**RECORDED DATA**
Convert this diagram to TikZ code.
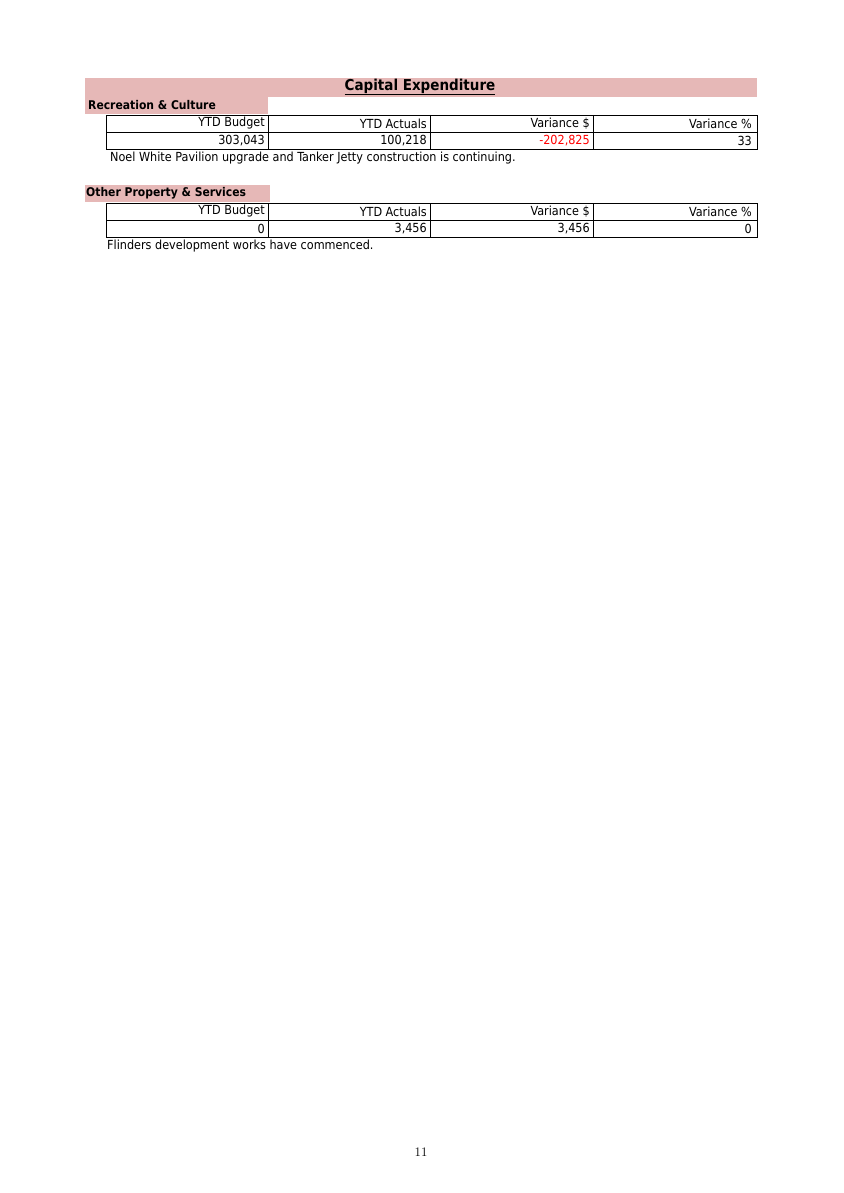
\documentclass[tikz,border=0pt]{standalone}
\usepackage{fontspec}
\setsansfont{DejaVu Sans Condensed}
\usetikzlibrary{positioning}
\definecolor{bandpink}{HTML}{E6B8B7}
\definecolor{negred}{HTML}{FF0000}
\tikzset{
  band/.style = {fill = bandpink, draw = none},
  cell/.style = {draw = black, thick},
  head/.style = {font = \sffamily\bfseries\fontsize{12}{14}\selectfont, anchor = west, inner sep = 0pt},
  num/.style = {font = \sffamily\fontsize{12.5}{14}\selectfont, anchor = east, inner sep = 0pt},
  note/.style = {font = \sffamily\fontsize{12.5}{14}\selectfont, anchor = west, inner sep = 0pt}
}
\begin{document}
\begin{tikzpicture}[x = 1pt, y = -1pt]
  \useasboundingbox (0,0) rectangle (843,1193);
  %% title band
  \fill[band] (85,78) rectangle (757,97);
  \node[font = \sffamily\bfseries\fontsize{15}{18}\selectfont, inner sep = 0pt] (title) at (420,87) {\underline{Capital Expenditure}};
  %% recreation & culture
  \fill[band] (85,97) rectangle (268,114);
  \node[head] (rechead) at (88,105) {Recreation \& Culture};
  \draw[cell] (106,115) rectangle (757,149);
  \draw[cell] (106,132) -- (757,132);
  \foreach \xx in {268,430,593} \draw[cell] (\xx,115) -- (\xx,149);
  \node[num] (recb) at (265,123.5) {YTD Budget};
  \node[num] (reca) at (427,123.5) {YTD Actuals};
  \node[num] (recv) at (590,123.5) {Variance \$};
  \node[num] (recp) at (752,123.5) {Variance \%};
  \node[num] (recbv) at (265,140.5) {303,043};
  \node[num] (recav) at (427,140.5) {100,218};
  \node[num, text = negred] (recvv) at (590,140.5) {-202,825};
  \node[num] (recpv) at (752,140.5) {33};
  \node[note] (recnote) at (110,158) {Noel White Pavilion upgrade and Tanker Jetty construction is continuing.};
  %% other property & services
  \fill[band] (85,185) rectangle (270,202);
  \node[head] (ophead) at (86,193) {Other Property \& Services};
  \draw[cell] (106,203) rectangle (757,237);
  \draw[cell] (106,220) -- (757,220);
  \foreach \xx in {268,430,593} \draw[cell] (\xx,203) -- (\xx,237);
  \node[num] (opb) at (265,211.5) {YTD Budget};
  \node[num] (opa) at (427,211.5) {YTD Actuals};
  \node[num] (opv) at (590,211.5) {Variance \$};
  \node[num] (opp) at (752,211.5) {Variance \%};
  \node[num] (opbv) at (265,228.5) {0};
  \node[num] (opav) at (427,228.5) {3,456};
  \node[num] (opvv) at (590,228.5) {3,456};
  \node[num] (oppv) at (752,228.5) {0};
  \node[note] (opnote) at (107,246) {Flinders development works have commenced.};
  %% page number
  \node[font = \fontsize{13}{15}\selectfont] (pagenum) at (421,1152) {11};
\end{tikzpicture}
\end{document}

**STATED GOAL**
Leave the images out, please, and restate each line word for word.

**THE RESULT**
Convert this diagram to TikZ code.
\documentclass[tikz,border=0pt]{standalone}
\usepackage{fontspec}
\setsansfont{DejaVu Sans Condensed}
\usetikzlibrary{positioning}
\definecolor{bandpink}{HTML}{E6B8B7}
\definecolor{negred}{HTML}{FF0000}
\tikzset{
  band/.style = {fill = bandpink, draw = none},
  cell/.style = {draw = black, thick},
  head/.style = {font = \sffamily\bfseries\fontsize{12}{14}\selectfont, anchor = west, inner sep = 0pt},
  num/.style = {font = \sffamily\fontsize{12.5}{14}\selectfont, anchor = east, inner sep = 0pt},
  note/.style = {font = \sffamily\fontsize{12.5}{14}\selectfont, anchor = west, inner sep = 0pt}
}
\begin{document}
\begin{tikzpicture}[x = 1pt, y = -1pt]
  \useasboundingbox (0,0) rectangle (843,1193);
  %% title band
  \fill[band] (85,78) rectangle (757,97);
  \node[font = \sffamily\bfseries\fontsize{15}{18}\selectfont, inner sep = 0pt] (title) at (420,87) {\underline{Capital Expenditure}};
  %% recreation & culture
  \fill[band] (85,97) rectangle (268,114);
  \node[head] (rechead) at (88,105) {Recreation \& Culture};
  \draw[cell] (106,115) rectangle (757,149);
  \draw[cell] (106,132) -- (757,132);
  \foreach \xx in {268,430,593} \draw[cell] (\xx,115) -- (\xx,149);
  \node[num] (recb) at (265,123.5) {YTD Budget};
  \node[num] (reca) at (427,123.5) {YTD Actuals};
  \node[num] (recv) at (590,123.5) {Variance \$};
  \node[num] (recp) at (752,123.5) {Variance \%};
  \node[num] (recbv) at (265,140.5) {303,043};
  \node[num] (recav) at (427,140.5) {100,218};
  \node[num, text = negred] (recvv) at (590,140.5) {-202,825};
  \node[num] (recpv) at (752,140.5) {33};
  \node[note] (recnote) at (110,158) {Noel White Pavilion upgrade and Tanker Jetty construction is continuing.};
  %% other property & services
  \fill[band] (85,185) rectangle (270,202);
  \node[head] (ophead) at (86,193) {Other Property \& Services};
  \draw[cell] (106,203) rectangle (757,237);
  \draw[cell] (106,220) -- (757,220);
  \foreach \xx in {268,430,593} \draw[cell] (\xx,203) -- (\xx,237);
  \node[num] (opb) at (265,211.5) {YTD Budget};
  \node[num] (opa) at (427,211.5) {YTD Actuals};
  \node[num] (opv) at (590,211.5) {Variance \$};
  \node[num] (opp) at (752,211.5) {Variance \%};
  \node[num] (opbv) at (265,228.5) {0};
  \node[num] (opav) at (427,228.5) {3,456};
  \node[num] (opvv) at (590,228.5) {3,456};
  \node[num] (oppv) at (752,228.5) {0};
  \node[note] (opnote) at (107,246) {Flinders development works have commenced.};
  %% page number
  \node[font = \fontsize{13}{15}\selectfont] (pagenum) at (421,1152) {11};
\end{tikzpicture}
\end{document}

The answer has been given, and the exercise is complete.